Information provided ::
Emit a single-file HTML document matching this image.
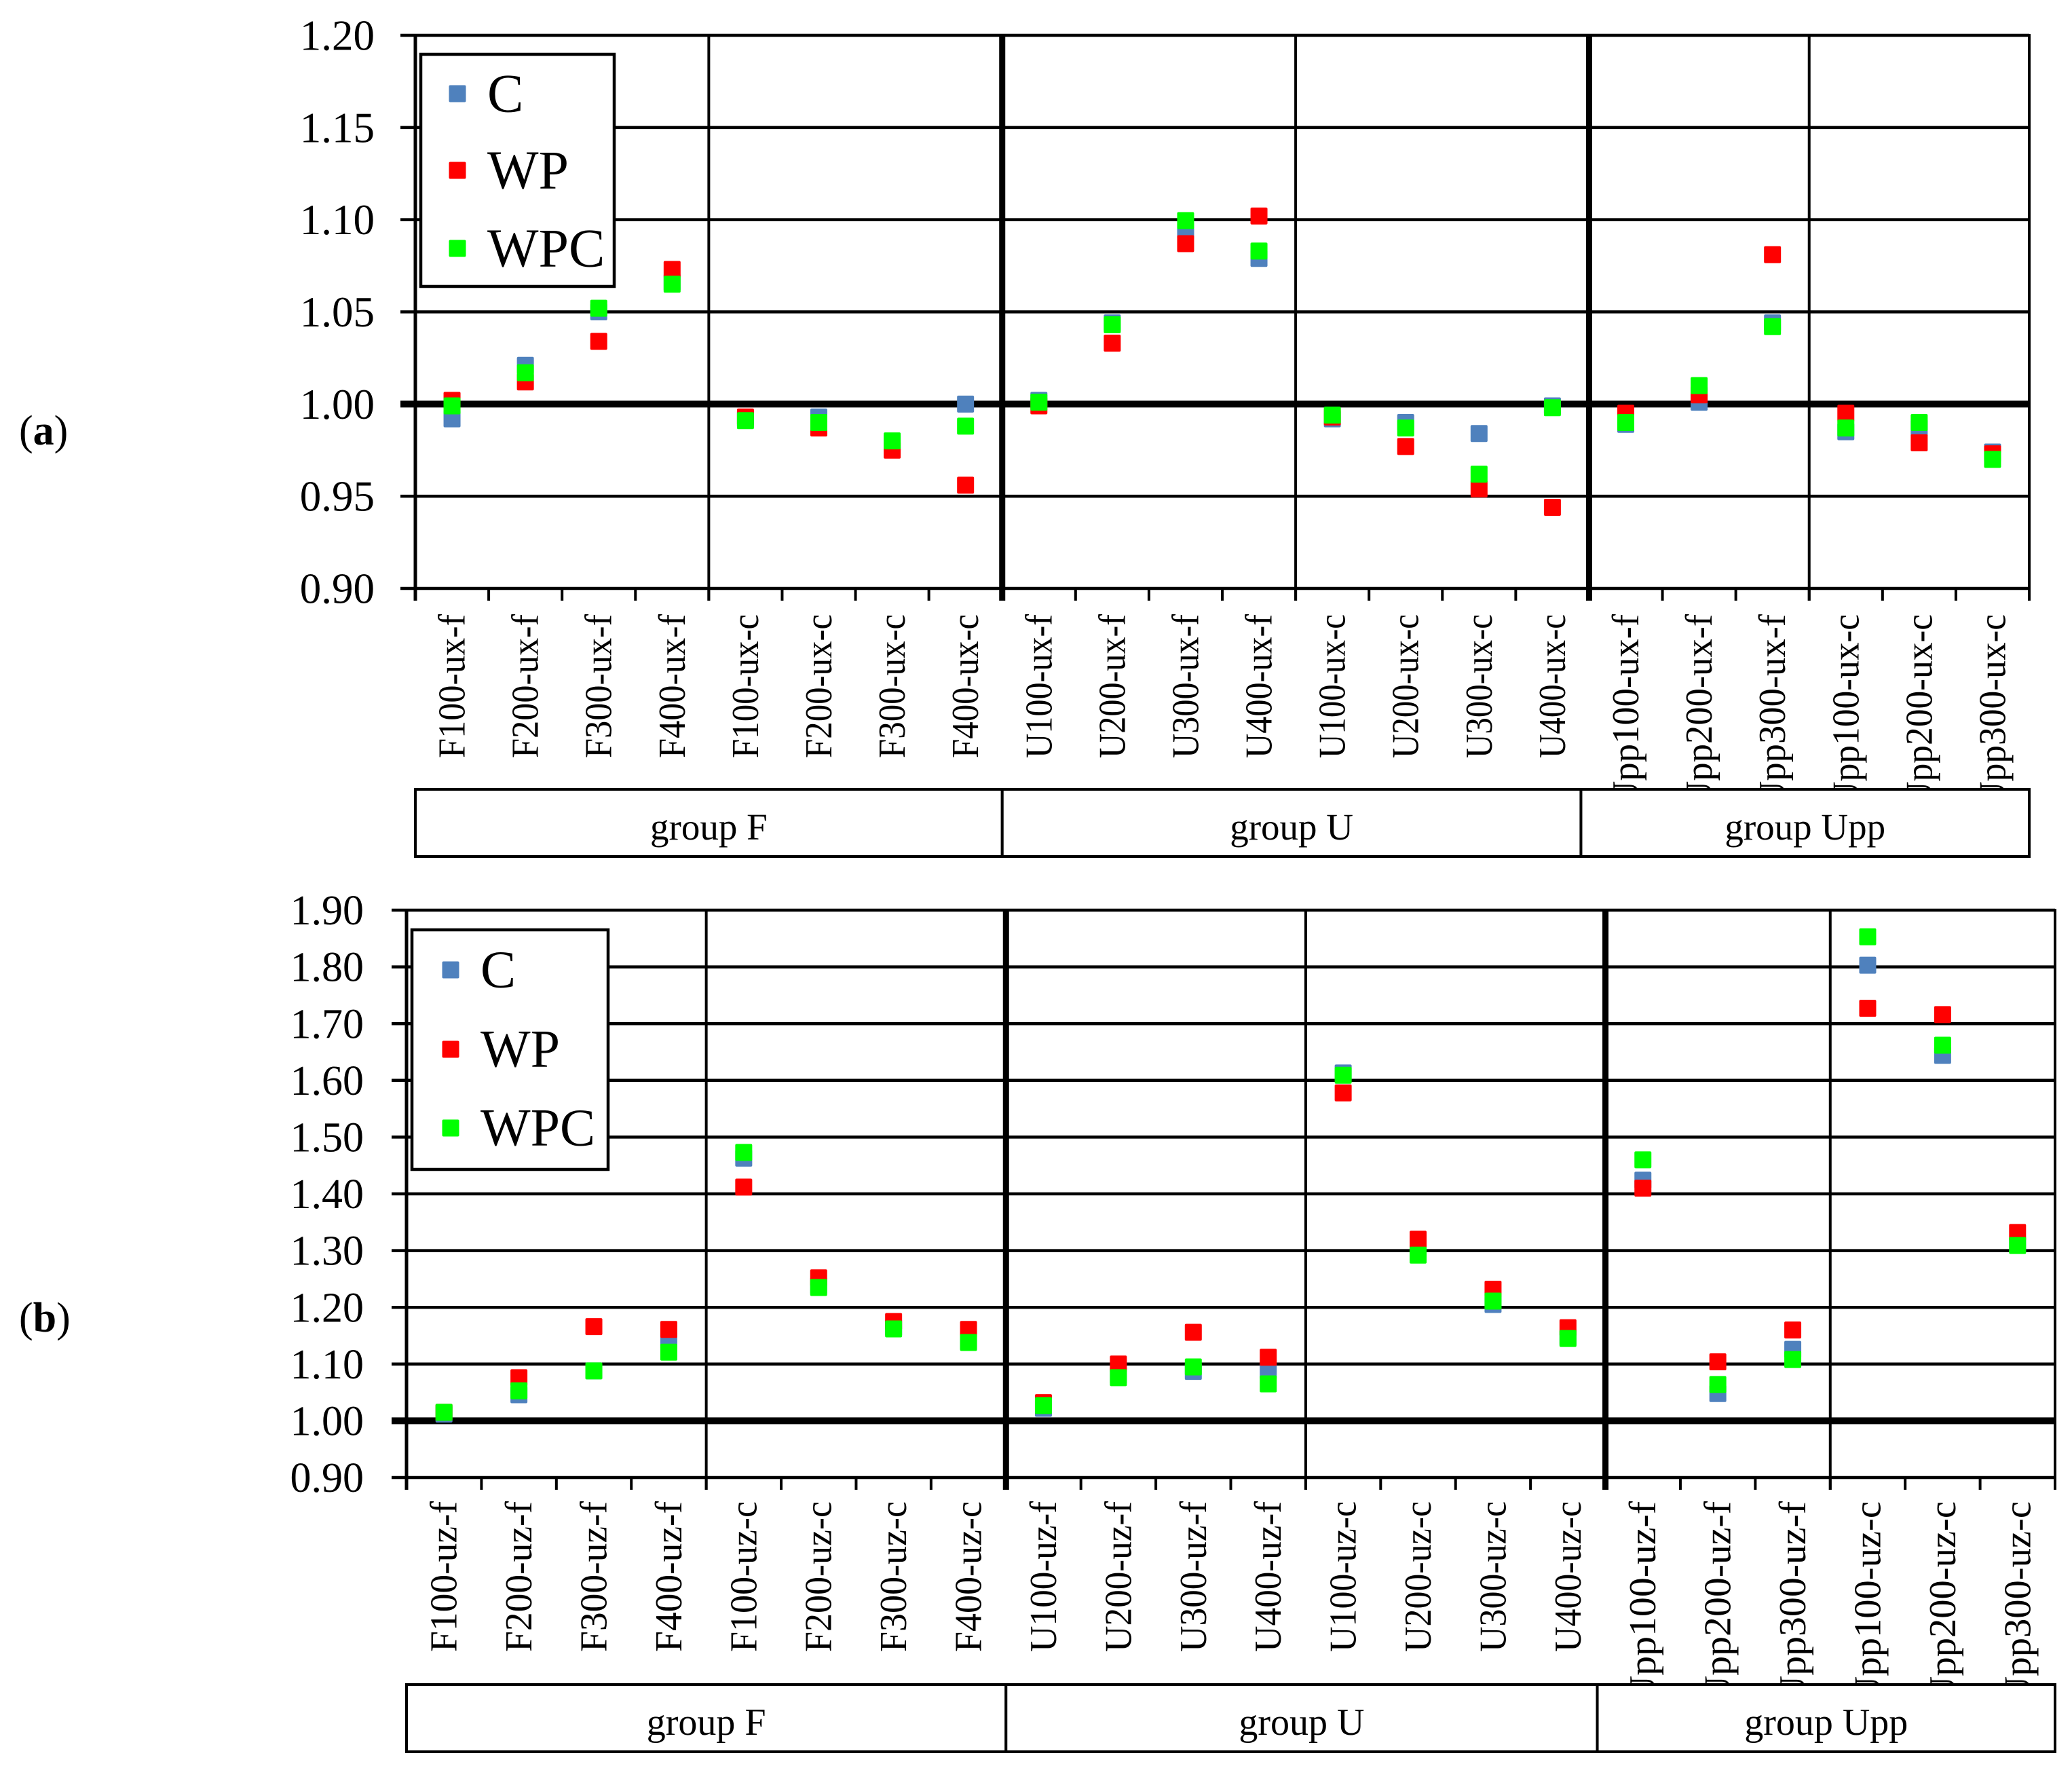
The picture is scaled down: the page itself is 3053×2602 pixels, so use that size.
<!DOCTYPE html>
<html><head><meta charset="utf-8"><style>
html,body{margin:0;padding:0;background:#fff}
svg{display:block}
text{font-family:"Liberation Serif",serif;fill:#000}
</style></head><body>
<svg id="chart" width="3053" height="2602" viewBox="0 0 3053 2602" xmlns="http://www.w3.org/2000/svg">
<text x="28" y="655" font-size="62">(<tspan font-weight="bold">a</tspan>)</text>
<text x="28" y="1962" font-size="62">(<tspan font-weight="bold">b</tspan>)</text>
<g id="pa"></g>
<g id="pb"></g>
</svg>
<script>
const catsA = ["F100-ux-f","F200-ux-f","F300-ux-f","F400-ux-f","F100-ux-c","F200-ux-c","F300-ux-c","F400-ux-c","U100-ux-f","U200-ux-f","U300-ux-f","U400-ux-f","U100-ux-c","U200-ux-c","U300-ux-c","U400-ux-c","Upp100-ux-f","Upp200-ux-f","Upp300-ux-f","Upp100-ux-c","Upp200-ux-c","Upp300-ux-c"];
const cA = [0.992,1.021,1.050,1.066,0.992,0.993,0.979,1.000,1.002,1.044,1.094,1.079,0.992,0.990,0.984,0.999,0.989,1.001,1.044,0.985,0.987,0.974];
const wpA = [1.002,1.012,1.034,1.073,0.993,0.987,0.975,0.956,0.999,1.033,1.087,1.102,0.993,0.977,0.954,0.944,0.995,1.005,1.081,0.995,0.979,0.973];
const wpcA = [0.999,1.017,1.052,1.065,0.991,0.990,0.980,0.988,1.001,1.043,1.0995,1.083,0.994,0.987,0.962,0.998,0.990,1.010,1.042,0.987,0.990,0.970];
const ticksA = ["0.90","0.95","1.00","1.05","1.10","1.15","1.20"];
const catsB = ["F100-uz-f","F200-uz-f","F300-uz-f","F400-uz-f","F100-uz-c","F200-uz-c","F300-uz-c","F400-uz-c","U100-uz-f","U200-uz-f","U300-uz-f","U400-uz-f","U100-uz-c","U200-uz-c","U300-uz-c","U400-uz-c","Upp100-uz-f","Upp200-uz-f","Upp300-uz-f","Upp100-uz-c","Upp200-uz-c","Upp300-uz-c"];
const cB = [1.012,1.046,1.088,1.141,1.463,1.238,1.164,1.140,1.022,1.080,1.087,1.088,1.613,1.295,1.205,1.147,1.424,1.048,1.126,1.803,1.644,1.310];
const wpB = [1.015,1.076,1.166,1.161,1.412,1.252,1.175,1.161,1.032,1.100,1.156,1.112,1.578,1.320,1.232,1.164,1.410,1.104,1.160,1.727,1.716,1.332];
const wpcB = [1.015,1.053,1.088,1.121,1.473,1.235,1.162,1.138,1.027,1.076,1.095,1.065,1.609,1.292,1.211,1.145,1.460,1.064,1.108,1.853,1.662,1.309];
const ticksB = ["0.90","1.00","1.10","1.20","1.30","1.40","1.50","1.60","1.70","1.80","1.90"];
const groups = ["group  F","group  U","group  Upp"];
const groupEnds = [8,16,22];
const seriesNames = ["C","WP","WPC"];
const seriesColors = ["#4f81bd","#ff0000","#00ff00"];

const NS="http://www.w3.org/2000/svg";
function mk(parent,tag,attrs){const e=document.createElementNS(NS,tag);for(const k in attrs)e.setAttribute(k,attrs[k]);parent.appendChild(e);return e;}

function draw(g,cfg){
  const {x0,x1,yTop,yBot,vMin,vMax,cats,series,ticks,tickFont,tickRight,tickLeft,labelEnd,labelLen,labelFont,boxTop,boxBot,groupBase,groupFont,legend}=cfg;
  const cw=(x1-x0)/cats.length;
  const X=i=>x0+cw*(i+0.5);
  const Y=v=>yBot-(v-vMin)/(vMax-vMin)*(yBot-yTop);
  ticks.forEach(t=>{
    const v=parseFloat(t), y=Y(v);
    const ln=mk(g,'line',{x1:tickLeft,x2:x1,y1:y,y2:y,stroke:'#000','stroke-width':(v===1?10:4.5)});
    
    
    const tx=mk(g,'text',{x:tickRight,y:y+tickFont*0.34,'font-size':tickFont,'text-anchor':'end'});
    tx.textContent=t;
    
    
  });
  const thin=[4,12,19,22], thick=[8,16];
  [0].concat(thin).concat(thick).forEach(k=>{
    const x=x0+cw*k; const w=thick.includes(k)?9:(k===0?5:4);
    const ln=mk(g,'line',{x1:x,x2:x,y1:yTop-2,y2:yBot+18,stroke:'#000','stroke-width':w});
    
    
  });
  for(let k=0;k<=cats.length;k++){
    const x=x0+cw*k;
    const ln=mk(g,'line',{x1:x,x2:x,y1:yBot,y2:yBot+18,stroke:'#000','stroke-width':4});
    
    
  }
  cats.forEach((c,i)=>{
    const x=X(i)+labelFont*0.33;
    const y=labelEnd;
    const t=mk(g,'text',{x:x,y:y,'font-size':labelFont,'text-anchor':'start',transform:`rotate(-90 ${x} ${y})`});
    t.textContent=c;
    
    
    const len=labelLen*c.length/9*(c.length>9?1.1:1);
    t.setAttribute('textLength',len);
    t.setAttribute('lengthAdjust','spacingAndGlyphs');
    t.setAttribute('x',x-len);
  });
  let prev=0;
  groupEnds.forEach((e,gi)=>{
    const xa=x0+cw*prev-(prev===16?12:0), xb=x0+cw*e-(e===16?12:0);
    const r=mk(g,'rect',{x:xa,y:boxTop,width:xb-xa,height:boxBot-boxTop,fill:'#fff',stroke:'#000','stroke-width':4});
    
    
    const t=mk(g,'text',{x:(xa+xb)/2,y:groupBase,'font-size':groupFont,'text-anchor':'middle','xml:space':'preserve'});
    t.textContent=groups[gi];
    
    
    prev=e;
  });
  series.forEach((s,si)=>{
    s.forEach((v,i)=>{
      const r=mk(g,'rect',{x:X(i)-12.5,y:Y(v)-12.5,width:25,height:25,rx:2,fill:seriesColors[si]});
      
      
    });
  });
  const lb=mk(g,'rect',{x:legend.x,y:legend.y,width:legend.w,height:legend.h,fill:'#fff',stroke:'#000','stroke-width':4.5});
  
  
  seriesNames.forEach((n,si)=>{
    const cy=legend.rows[si];
    const m=mk(g,'rect',{x:legend.mx-12.5,y:cy-12.5,width:25,height:25,rx:2,fill:seriesColors[si]});
    
    
    const t=mk(g,'text',{x:legend.tx,y:cy+legend.font*0.33,'font-size':legend.font});
    t.textContent=n;
    
    
  });
}

draw(document.getElementById('pa'),{x0:612,x1:2990,yTop:52,yBot:867,vMin:0.90,vMax:1.20,cats:catsA,series:[cA,wpA,wpcA],ticks:ticksA,tickFont:63,tickRight:552,tickLeft:590,labelEnd:905,labelLen:212,labelFont:56,boxTop:1163,boxBot:1262,groupBase:1237,groupFont:55,
  legend:{x:620,y:80,w:285,h:342,mx:674,tx:718,font:80,rows:[138,251,366]}});
draw(document.getElementById('pb'),{x0:599,x1:3028,yTop:1341,yBot:2177,vMin:0.90,vMax:1.90,cats:catsB,series:[cB,wpB,wpcB],ticks:ticksB,tickFont:62,tickRight:536,tickLeft:577,labelEnd:2212,labelLen:222,labelFont:56,boxTop:2482,boxBot:2581,groupBase:2556,groupFont:56,
  legend:{x:607,y:1370,w:289,h:353,mx:664,tx:708,font:78,rows:[1429,1546,1662]}});
</script>
</body></html>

Directive ::
Every line should be retyped exactly, with the pictures omitted.

Expected answer ::
Emit a single-file HTML document matching this image.
The picture is scaled down: the page itself is 3053×2602 pixels, so use that size.
<!DOCTYPE html>
<html><head><meta charset="utf-8"><style>
html,body{margin:0;padding:0;background:#fff}
svg{display:block}
text{font-family:"Liberation Serif",serif;fill:#000}
</style></head><body>
<svg id="chart" width="3053" height="2602" viewBox="0 0 3053 2602" xmlns="http://www.w3.org/2000/svg">
<text x="28" y="655" font-size="62">(<tspan font-weight="bold">a</tspan>)</text>
<text x="28" y="1962" font-size="62">(<tspan font-weight="bold">b</tspan>)</text>
<g id="pa"></g>
<g id="pb"></g>
</svg>
<script>
const catsA = ["F100-ux-f","F200-ux-f","F300-ux-f","F400-ux-f","F100-ux-c","F200-ux-c","F300-ux-c","F400-ux-c","U100-ux-f","U200-ux-f","U300-ux-f","U400-ux-f","U100-ux-c","U200-ux-c","U300-ux-c","U400-ux-c","Upp100-ux-f","Upp200-ux-f","Upp300-ux-f","Upp100-ux-c","Upp200-ux-c","Upp300-ux-c"];
const cA = [0.992,1.021,1.050,1.066,0.992,0.993,0.979,1.000,1.002,1.044,1.094,1.079,0.992,0.990,0.984,0.999,0.989,1.001,1.044,0.985,0.987,0.974];
const wpA = [1.002,1.012,1.034,1.073,0.993,0.987,0.975,0.956,0.999,1.033,1.087,1.102,0.993,0.977,0.954,0.944,0.995,1.005,1.081,0.995,0.979,0.973];
const wpcA = [0.999,1.017,1.052,1.065,0.991,0.990,0.980,0.988,1.001,1.043,1.0995,1.083,0.994,0.987,0.962,0.998,0.990,1.010,1.042,0.987,0.990,0.970];
const ticksA = ["0.90","0.95","1.00","1.05","1.10","1.15","1.20"];
const catsB = ["F100-uz-f","F200-uz-f","F300-uz-f","F400-uz-f","F100-uz-c","F200-uz-c","F300-uz-c","F400-uz-c","U100-uz-f","U200-uz-f","U300-uz-f","U400-uz-f","U100-uz-c","U200-uz-c","U300-uz-c","U400-uz-c","Upp100-uz-f","Upp200-uz-f","Upp300-uz-f","Upp100-uz-c","Upp200-uz-c","Upp300-uz-c"];
const cB = [1.012,1.046,1.088,1.141,1.463,1.238,1.164,1.140,1.022,1.080,1.087,1.088,1.613,1.295,1.205,1.147,1.424,1.048,1.126,1.803,1.644,1.310];
const wpB = [1.015,1.076,1.166,1.161,1.412,1.252,1.175,1.161,1.032,1.100,1.156,1.112,1.578,1.320,1.232,1.164,1.410,1.104,1.160,1.727,1.716,1.332];
const wpcB = [1.015,1.053,1.088,1.121,1.473,1.235,1.162,1.138,1.027,1.076,1.095,1.065,1.609,1.292,1.211,1.145,1.460,1.064,1.108,1.853,1.662,1.309];
const ticksB = ["0.90","1.00","1.10","1.20","1.30","1.40","1.50","1.60","1.70","1.80","1.90"];
const groups = ["group  F","group  U","group  Upp"];
const groupEnds = [8,16,22];
const seriesNames = ["C","WP","WPC"];
const seriesColors = ["#4f81bd","#ff0000","#00ff00"];

const NS="http://www.w3.org/2000/svg";
function mk(parent,tag,attrs){const e=document.createElementNS(NS,tag);for(const k in attrs)e.setAttribute(k,attrs[k]);parent.appendChild(e);return e;}

function draw(g,cfg){
  const {x0,x1,yTop,yBot,vMin,vMax,cats,series,ticks,tickFont,tickRight,tickLeft,labelEnd,labelLen,labelFont,boxTop,boxBot,groupBase,groupFont,legend}=cfg;
  const cw=(x1-x0)/cats.length;
  const X=i=>x0+cw*(i+0.5);
  const Y=v=>yBot-(v-vMin)/(vMax-vMin)*(yBot-yTop);
  ticks.forEach(t=>{
    const v=parseFloat(t), y=Y(v);
    const ln=mk(g,'line',{x1:tickLeft,x2:x1,y1:y,y2:y,stroke:'#000','stroke-width':(v===1?10:4.5)});
    
    
    const tx=mk(g,'text',{x:tickRight,y:y+tickFont*0.34,'font-size':tickFont,'text-anchor':'end'});
    tx.textContent=t;
    
    
  });
  const thin=[4,12,19,22], thick=[8,16];
  [0].concat(thin).concat(thick).forEach(k=>{
    const x=x0+cw*k; const w=thick.includes(k)?9:(k===0?5:4);
    const ln=mk(g,'line',{x1:x,x2:x,y1:yTop-2,y2:yBot+18,stroke:'#000','stroke-width':w});
    
    
  });
  for(let k=0;k<=cats.length;k++){
    const x=x0+cw*k;
    const ln=mk(g,'line',{x1:x,x2:x,y1:yBot,y2:yBot+18,stroke:'#000','stroke-width':4});
    
    
  }
  cats.forEach((c,i)=>{
    const x=X(i)+labelFont*0.33;
    const y=labelEnd;
    const t=mk(g,'text',{x:x,y:y,'font-size':labelFont,'text-anchor':'start',transform:`rotate(-90 ${x} ${y})`});
    t.textContent=c;
    
    
    const len=labelLen*c.length/9*(c.length>9?1.1:1);
    t.setAttribute('textLength',len);
    t.setAttribute('lengthAdjust','spacingAndGlyphs');
    t.setAttribute('x',x-len);
  });
  let prev=0;
  groupEnds.forEach((e,gi)=>{
    const xa=x0+cw*prev-(prev===16?12:0), xb=x0+cw*e-(e===16?12:0);
    const r=mk(g,'rect',{x:xa,y:boxTop,width:xb-xa,height:boxBot-boxTop,fill:'#fff',stroke:'#000','stroke-width':4});
    
    
    const t=mk(g,'text',{x:(xa+xb)/2,y:groupBase,'font-size':groupFont,'text-anchor':'middle','xml:space':'preserve'});
    t.textContent=groups[gi];
    
    
    prev=e;
  });
  series.forEach((s,si)=>{
    s.forEach((v,i)=>{
      const r=mk(g,'rect',{x:X(i)-12.5,y:Y(v)-12.5,width:25,height:25,rx:2,fill:seriesColors[si]});
      
      
    });
  });
  const lb=mk(g,'rect',{x:legend.x,y:legend.y,width:legend.w,height:legend.h,fill:'#fff',stroke:'#000','stroke-width':4.5});
  
  
  seriesNames.forEach((n,si)=>{
    const cy=legend.rows[si];
    const m=mk(g,'rect',{x:legend.mx-12.5,y:cy-12.5,width:25,height:25,rx:2,fill:seriesColors[si]});
    
    
    const t=mk(g,'text',{x:legend.tx,y:cy+legend.font*0.33,'font-size':legend.font});
    t.textContent=n;
    
    
  });
}

draw(document.getElementById('pa'),{x0:612,x1:2990,yTop:52,yBot:867,vMin:0.90,vMax:1.20,cats:catsA,series:[cA,wpA,wpcA],ticks:ticksA,tickFont:63,tickRight:552,tickLeft:590,labelEnd:905,labelLen:212,labelFont:56,boxTop:1163,boxBot:1262,groupBase:1237,groupFont:55,
  legend:{x:620,y:80,w:285,h:342,mx:674,tx:718,font:80,rows:[138,251,366]}});
draw(document.getElementById('pb'),{x0:599,x1:3028,yTop:1341,yBot:2177,vMin:0.90,vMax:1.90,cats:catsB,series:[cB,wpB,wpcB],ticks:ticksB,tickFont:62,tickRight:536,tickLeft:577,labelEnd:2212,labelLen:222,labelFont:56,boxTop:2482,boxBot:2581,groupBase:2556,groupFont:56,
  legend:{x:607,y:1370,w:289,h:353,mx:664,tx:708,font:78,rows:[1429,1546,1662]}});
</script>
</body></html>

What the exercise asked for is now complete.